WHAT IS EXPECTED:
Take each line containing the word "that" and copy it.

^^^^

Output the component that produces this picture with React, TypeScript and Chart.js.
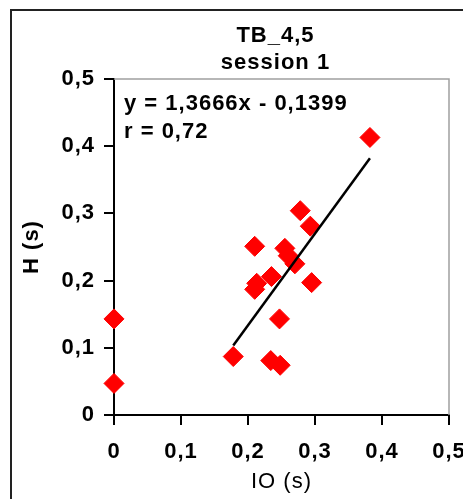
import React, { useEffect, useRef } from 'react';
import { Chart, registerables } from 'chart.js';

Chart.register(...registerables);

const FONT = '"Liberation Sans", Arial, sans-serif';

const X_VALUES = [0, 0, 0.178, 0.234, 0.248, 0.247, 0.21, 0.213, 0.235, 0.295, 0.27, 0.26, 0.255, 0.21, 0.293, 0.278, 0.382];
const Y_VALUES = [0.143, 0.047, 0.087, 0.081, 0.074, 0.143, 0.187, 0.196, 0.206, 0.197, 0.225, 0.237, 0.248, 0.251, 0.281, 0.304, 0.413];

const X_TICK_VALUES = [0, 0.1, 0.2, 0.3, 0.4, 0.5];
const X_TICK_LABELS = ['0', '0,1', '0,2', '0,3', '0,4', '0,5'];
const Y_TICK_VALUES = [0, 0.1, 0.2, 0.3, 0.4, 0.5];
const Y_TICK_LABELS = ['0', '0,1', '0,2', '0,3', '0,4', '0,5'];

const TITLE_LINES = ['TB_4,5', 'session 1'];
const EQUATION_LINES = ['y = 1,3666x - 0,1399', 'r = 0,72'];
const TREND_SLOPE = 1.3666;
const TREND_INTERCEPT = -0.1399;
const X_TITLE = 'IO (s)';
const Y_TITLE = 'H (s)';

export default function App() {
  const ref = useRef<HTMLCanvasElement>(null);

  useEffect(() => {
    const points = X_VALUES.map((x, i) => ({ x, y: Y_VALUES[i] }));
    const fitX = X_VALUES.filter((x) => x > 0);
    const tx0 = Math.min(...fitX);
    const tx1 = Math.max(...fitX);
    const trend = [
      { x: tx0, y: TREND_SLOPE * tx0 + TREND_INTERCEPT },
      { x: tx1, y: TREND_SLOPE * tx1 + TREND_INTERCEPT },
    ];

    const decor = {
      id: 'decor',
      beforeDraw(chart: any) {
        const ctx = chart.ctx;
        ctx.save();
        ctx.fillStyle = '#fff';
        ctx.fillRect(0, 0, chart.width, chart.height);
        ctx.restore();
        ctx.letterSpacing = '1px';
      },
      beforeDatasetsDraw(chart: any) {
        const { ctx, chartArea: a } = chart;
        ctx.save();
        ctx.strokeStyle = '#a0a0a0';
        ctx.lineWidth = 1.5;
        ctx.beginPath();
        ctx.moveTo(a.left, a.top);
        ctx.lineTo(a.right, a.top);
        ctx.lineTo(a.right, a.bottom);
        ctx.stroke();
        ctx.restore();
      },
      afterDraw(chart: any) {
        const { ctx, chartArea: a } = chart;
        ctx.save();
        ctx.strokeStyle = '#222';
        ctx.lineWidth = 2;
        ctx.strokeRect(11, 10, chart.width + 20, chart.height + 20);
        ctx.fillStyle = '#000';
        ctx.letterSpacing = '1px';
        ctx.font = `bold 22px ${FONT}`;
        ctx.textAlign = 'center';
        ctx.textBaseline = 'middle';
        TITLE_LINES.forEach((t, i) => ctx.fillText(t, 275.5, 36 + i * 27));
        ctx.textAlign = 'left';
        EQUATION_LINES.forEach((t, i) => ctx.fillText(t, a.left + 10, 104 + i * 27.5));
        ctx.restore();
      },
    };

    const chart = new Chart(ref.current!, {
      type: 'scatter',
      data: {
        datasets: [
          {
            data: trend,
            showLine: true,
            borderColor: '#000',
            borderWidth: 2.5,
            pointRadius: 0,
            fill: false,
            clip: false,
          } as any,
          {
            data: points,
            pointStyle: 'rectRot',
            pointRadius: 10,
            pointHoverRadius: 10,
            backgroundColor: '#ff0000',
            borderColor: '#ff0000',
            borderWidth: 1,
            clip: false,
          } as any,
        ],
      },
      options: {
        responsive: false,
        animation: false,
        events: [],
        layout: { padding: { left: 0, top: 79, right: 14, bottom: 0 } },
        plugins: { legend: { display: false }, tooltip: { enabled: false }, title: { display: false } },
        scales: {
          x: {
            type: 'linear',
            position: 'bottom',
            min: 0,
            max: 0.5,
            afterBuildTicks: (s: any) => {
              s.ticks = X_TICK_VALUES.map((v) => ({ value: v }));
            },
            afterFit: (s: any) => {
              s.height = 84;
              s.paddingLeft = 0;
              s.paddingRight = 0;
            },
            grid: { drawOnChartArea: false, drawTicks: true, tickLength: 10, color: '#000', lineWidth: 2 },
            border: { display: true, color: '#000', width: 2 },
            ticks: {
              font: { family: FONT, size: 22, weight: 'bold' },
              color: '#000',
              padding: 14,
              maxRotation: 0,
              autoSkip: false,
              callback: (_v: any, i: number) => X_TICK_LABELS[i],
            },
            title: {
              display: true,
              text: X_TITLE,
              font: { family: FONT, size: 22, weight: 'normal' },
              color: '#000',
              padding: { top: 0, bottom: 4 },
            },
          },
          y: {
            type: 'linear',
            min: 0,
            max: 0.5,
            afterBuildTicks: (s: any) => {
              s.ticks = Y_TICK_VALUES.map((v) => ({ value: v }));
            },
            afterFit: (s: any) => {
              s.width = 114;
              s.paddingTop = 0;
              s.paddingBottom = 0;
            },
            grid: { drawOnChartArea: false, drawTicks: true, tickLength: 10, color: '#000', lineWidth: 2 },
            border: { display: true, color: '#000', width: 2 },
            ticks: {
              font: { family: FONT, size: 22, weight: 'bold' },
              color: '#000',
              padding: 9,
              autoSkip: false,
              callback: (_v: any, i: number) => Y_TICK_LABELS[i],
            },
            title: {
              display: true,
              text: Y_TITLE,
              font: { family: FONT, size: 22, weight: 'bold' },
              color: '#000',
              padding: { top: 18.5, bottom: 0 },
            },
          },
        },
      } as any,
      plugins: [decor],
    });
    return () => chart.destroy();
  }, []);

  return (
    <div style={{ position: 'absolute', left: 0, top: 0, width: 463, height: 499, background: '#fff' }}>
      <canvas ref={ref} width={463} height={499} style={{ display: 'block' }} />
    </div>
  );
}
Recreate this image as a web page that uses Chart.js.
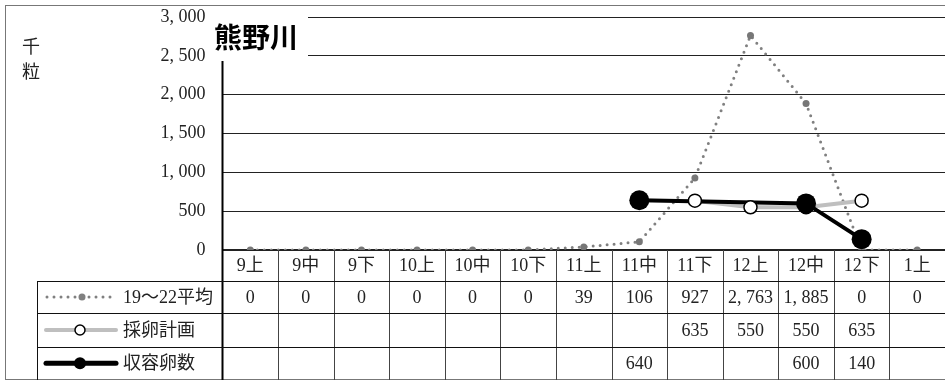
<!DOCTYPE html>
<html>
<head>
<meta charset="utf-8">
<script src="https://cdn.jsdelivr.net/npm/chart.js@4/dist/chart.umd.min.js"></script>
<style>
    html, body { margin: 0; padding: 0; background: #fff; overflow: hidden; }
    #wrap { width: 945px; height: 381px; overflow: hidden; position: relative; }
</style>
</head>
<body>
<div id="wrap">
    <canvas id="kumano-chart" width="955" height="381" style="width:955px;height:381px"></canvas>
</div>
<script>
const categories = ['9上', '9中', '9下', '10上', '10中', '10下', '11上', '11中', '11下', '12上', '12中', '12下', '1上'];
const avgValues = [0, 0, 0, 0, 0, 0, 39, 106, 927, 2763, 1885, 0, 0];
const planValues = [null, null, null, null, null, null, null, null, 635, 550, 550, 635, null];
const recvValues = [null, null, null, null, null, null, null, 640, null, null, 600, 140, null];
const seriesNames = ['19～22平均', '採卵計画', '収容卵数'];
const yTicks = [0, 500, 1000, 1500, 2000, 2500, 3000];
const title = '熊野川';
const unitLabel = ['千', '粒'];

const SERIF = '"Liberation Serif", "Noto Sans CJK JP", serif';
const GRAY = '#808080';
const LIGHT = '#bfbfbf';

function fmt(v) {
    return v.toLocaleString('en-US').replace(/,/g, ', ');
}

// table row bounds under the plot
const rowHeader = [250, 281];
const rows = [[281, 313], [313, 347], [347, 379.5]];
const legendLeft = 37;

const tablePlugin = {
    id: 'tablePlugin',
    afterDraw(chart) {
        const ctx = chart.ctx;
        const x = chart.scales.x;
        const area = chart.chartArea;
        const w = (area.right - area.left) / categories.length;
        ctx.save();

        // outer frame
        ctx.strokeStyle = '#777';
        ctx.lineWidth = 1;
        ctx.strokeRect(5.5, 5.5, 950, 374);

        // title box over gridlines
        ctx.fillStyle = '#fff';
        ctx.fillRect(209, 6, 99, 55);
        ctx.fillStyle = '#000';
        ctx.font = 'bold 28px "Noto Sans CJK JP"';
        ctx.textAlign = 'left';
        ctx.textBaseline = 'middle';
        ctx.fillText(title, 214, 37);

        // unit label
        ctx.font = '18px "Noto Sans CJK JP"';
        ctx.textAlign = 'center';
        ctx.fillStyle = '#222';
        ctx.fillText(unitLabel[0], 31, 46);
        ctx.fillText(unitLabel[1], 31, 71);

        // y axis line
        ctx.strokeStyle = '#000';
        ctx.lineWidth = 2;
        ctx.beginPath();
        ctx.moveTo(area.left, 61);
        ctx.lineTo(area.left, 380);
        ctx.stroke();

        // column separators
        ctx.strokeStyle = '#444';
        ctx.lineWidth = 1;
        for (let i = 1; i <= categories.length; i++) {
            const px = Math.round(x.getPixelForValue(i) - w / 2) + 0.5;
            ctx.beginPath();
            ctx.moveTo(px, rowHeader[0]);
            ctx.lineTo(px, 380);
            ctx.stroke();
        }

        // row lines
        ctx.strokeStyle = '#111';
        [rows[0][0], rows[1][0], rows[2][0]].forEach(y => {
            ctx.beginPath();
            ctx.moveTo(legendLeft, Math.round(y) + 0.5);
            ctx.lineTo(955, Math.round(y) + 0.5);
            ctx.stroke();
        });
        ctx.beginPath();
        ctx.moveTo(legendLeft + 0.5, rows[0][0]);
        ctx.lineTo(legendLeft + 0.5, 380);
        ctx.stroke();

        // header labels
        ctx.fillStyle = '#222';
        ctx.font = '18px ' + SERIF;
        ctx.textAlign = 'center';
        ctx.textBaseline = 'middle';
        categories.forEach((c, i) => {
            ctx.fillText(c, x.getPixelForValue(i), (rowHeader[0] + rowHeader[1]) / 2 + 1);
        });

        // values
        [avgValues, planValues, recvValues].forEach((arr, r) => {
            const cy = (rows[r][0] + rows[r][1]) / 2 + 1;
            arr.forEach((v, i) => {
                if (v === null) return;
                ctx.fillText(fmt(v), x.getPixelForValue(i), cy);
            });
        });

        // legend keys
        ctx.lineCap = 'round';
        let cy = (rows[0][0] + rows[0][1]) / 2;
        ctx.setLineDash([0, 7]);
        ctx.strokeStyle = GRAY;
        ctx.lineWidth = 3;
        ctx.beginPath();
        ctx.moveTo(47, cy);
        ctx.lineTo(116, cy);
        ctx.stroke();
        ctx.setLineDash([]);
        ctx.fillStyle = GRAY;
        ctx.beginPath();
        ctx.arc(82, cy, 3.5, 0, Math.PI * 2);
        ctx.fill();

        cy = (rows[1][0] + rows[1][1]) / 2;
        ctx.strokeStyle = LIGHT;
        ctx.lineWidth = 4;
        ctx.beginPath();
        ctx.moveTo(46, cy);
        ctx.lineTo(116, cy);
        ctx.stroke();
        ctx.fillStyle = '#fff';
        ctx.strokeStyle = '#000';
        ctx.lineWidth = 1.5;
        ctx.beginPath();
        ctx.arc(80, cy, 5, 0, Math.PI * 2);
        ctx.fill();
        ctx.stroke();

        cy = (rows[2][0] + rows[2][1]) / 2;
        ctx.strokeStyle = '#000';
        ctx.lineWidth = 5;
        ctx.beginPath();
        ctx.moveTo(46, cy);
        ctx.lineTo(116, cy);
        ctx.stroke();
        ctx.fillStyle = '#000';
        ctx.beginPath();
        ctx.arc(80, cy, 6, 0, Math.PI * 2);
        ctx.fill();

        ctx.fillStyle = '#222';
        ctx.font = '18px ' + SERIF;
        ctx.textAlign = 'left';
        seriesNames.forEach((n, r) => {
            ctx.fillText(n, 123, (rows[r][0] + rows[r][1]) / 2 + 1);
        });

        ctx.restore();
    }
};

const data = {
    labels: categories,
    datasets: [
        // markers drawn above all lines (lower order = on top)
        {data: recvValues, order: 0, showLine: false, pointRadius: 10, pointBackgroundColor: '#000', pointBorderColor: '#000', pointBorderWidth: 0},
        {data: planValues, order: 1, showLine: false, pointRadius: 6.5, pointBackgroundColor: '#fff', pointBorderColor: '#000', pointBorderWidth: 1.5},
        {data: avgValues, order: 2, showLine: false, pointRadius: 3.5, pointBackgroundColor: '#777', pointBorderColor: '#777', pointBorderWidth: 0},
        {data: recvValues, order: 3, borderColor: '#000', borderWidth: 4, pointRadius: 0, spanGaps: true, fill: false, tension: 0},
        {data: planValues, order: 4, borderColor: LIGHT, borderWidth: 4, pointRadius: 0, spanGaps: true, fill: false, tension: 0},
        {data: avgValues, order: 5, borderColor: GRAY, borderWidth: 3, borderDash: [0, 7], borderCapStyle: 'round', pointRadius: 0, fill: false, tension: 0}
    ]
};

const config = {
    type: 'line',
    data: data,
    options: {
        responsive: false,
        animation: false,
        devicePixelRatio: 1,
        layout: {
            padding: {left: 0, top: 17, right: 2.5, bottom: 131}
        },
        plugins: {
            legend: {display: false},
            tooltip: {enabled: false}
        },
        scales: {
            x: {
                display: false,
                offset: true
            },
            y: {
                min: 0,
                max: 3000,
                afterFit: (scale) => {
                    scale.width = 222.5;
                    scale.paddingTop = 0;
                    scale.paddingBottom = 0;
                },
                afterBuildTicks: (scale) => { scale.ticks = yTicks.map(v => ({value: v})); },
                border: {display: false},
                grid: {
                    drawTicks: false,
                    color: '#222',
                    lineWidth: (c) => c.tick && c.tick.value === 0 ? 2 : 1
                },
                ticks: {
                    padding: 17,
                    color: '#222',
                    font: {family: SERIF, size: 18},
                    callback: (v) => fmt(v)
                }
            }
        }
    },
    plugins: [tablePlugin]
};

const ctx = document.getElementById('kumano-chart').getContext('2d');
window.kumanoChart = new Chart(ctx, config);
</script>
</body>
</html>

^^^^

ANSWER FOR THIS EXERCISE:
Output the component that produces this picture with React, TypeScript and Chart.js.
Recreate this image as a web page that uses Chart.js.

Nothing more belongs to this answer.